Acinetobacter baumannii is an emerging multi-drug resistant pathogen causing significant mortality in hospitalized ICU patients which demands developing new methods for prevention and treatment. A. baumannii 19606 proteome was analysed in silico through the online tool Vaxign for finding potential vaccine candidates. The selected nuclease (NucAb) was predicted to possess all the attributes of a promising vaccine candidate like outer membrane localization, high adhesin probability (0.53), one transmembrane helix only, non-homology to human proteins and presence of B-cell and T-cell epitopes binding with high affinity (percentile rank≤1) to HLA alleles prevalent at high frequency in North Indian populations. nucAb gene was highly prevalent (100%) among the clinical isolates (40/40) and conserved (>98%) among NCBI sequenced Acinetobacter strains. It was cloned in pET28a, purified and its immunoprotective potential was validated in murine pneumonia model. Immunization of BALB/c mice with recombinant NucAb (25μg) elicited high antibody titre (1-5×10(5)) which reduced bacterial load by 5 log cycles in lungs of mice challenged with optimized lethal dose (10(8)CFU).
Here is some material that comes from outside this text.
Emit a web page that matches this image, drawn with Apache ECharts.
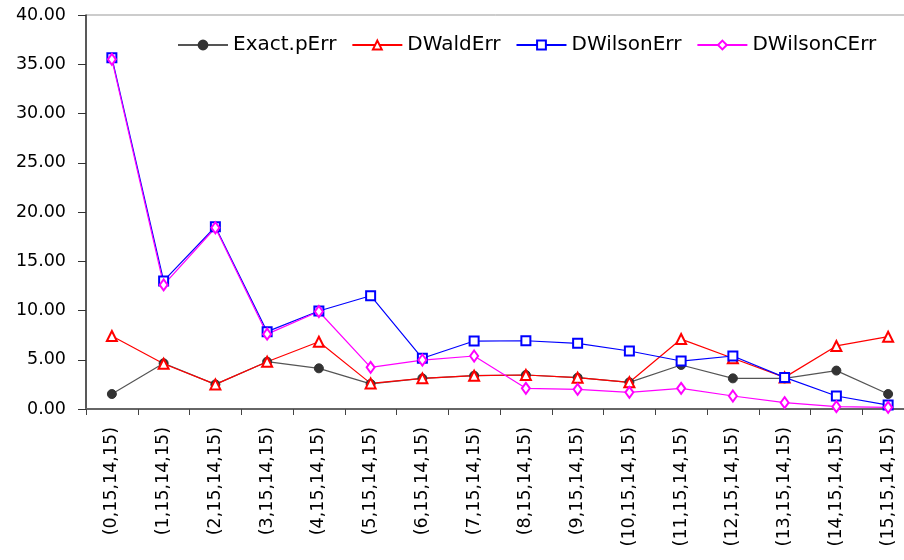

Lung histopathology revealed marked suppression of inflammation. Pro-inflammatory cytokines (TNF-α and IL-6) levels were reduced significantly and anti-inflammatory (IL-10) cytokine increased in lungs and serum leading to decreased severity and slow progression of disease. Though active immunization showed low survival rate (20%), passive immunization improved the survival (40%). This is the first study reporting an outer membrane nuclease as a vaccine candidate in Gram negative bacterium, A. baumannii through reverse vaccinology approach.